Taxes

Quote from rmorse:

I believe you can only use up to $3000 of past losses per year. If the "carry over loss" from the retail account was in 2011, you might get the benefit of more or all.

Most prop trading firms use Section 475 MTM accounting on securities trading, which is business ordinary gain or loss treatment. That's not good for people with material capital loss carryovers, since you can't offset ordinary income with capital losses, except for the once per year 3k capital loss limitation.

You need a prop firm to pass through capital gains income instead, or generate it from futures or retail trading.
 
Quote from rmorse:

Are they from the same tax year? If there are not, I still believe you can only carry forward losses up to $3000/year.

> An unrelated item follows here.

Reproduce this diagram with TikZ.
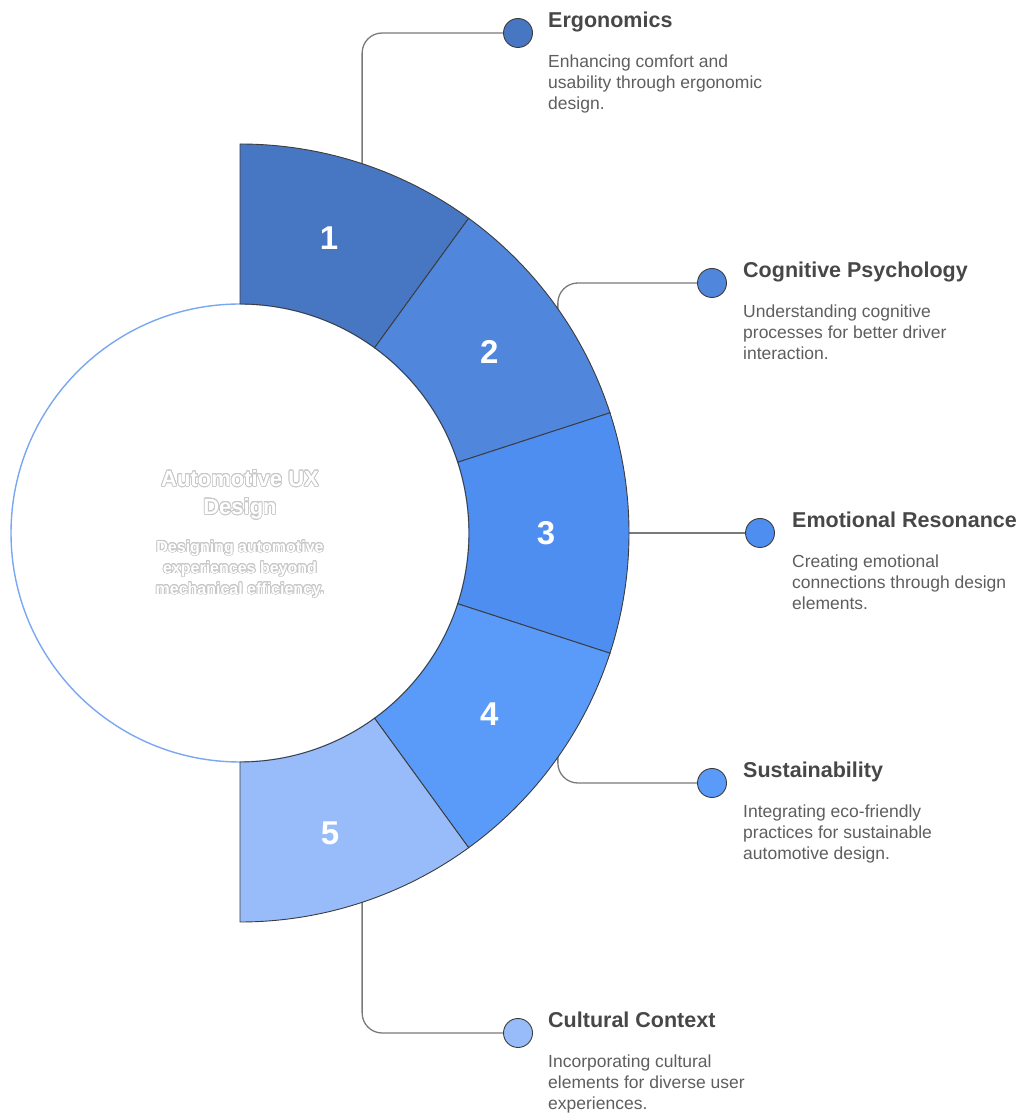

What does it matter if the retail losses were incurred in the same year? You would have needed to elect MTM before April of that year to convert the losses to offset with the K-1, yes?
 
Quote from trader29:

Just a quick question on taxes and offsetting losses vs. gains.

Example:

Let's say I have 100,000 in K-1 income from a prop firm and have 25,000 in carryover losses from a retail trading account.

Question:

Can I offset the 25,000 in losses against the 100,000 in K-1 income?
So I ultimately show 75,000 in income instead of 100K?

Thanks,
trader29

Most prop trading firms use section 475 MTM ordinary gain treatment on trading gains, and tax treatment is passed through on a Schedule K-1 to LLC member prop traders.

In that case, you are out of luck if you have material capital loss carryovers, because you can only use them up against capital gains, with a capital loss against ordinary income limited to 3k per year.

There are only a few securities prop trading firms who skip Section 475 MTM and use capital gains and loss treatment. Try to use up capital losses with retail trading if allowed by your firm, or in futures or forex with a capital gains election. Investments, too.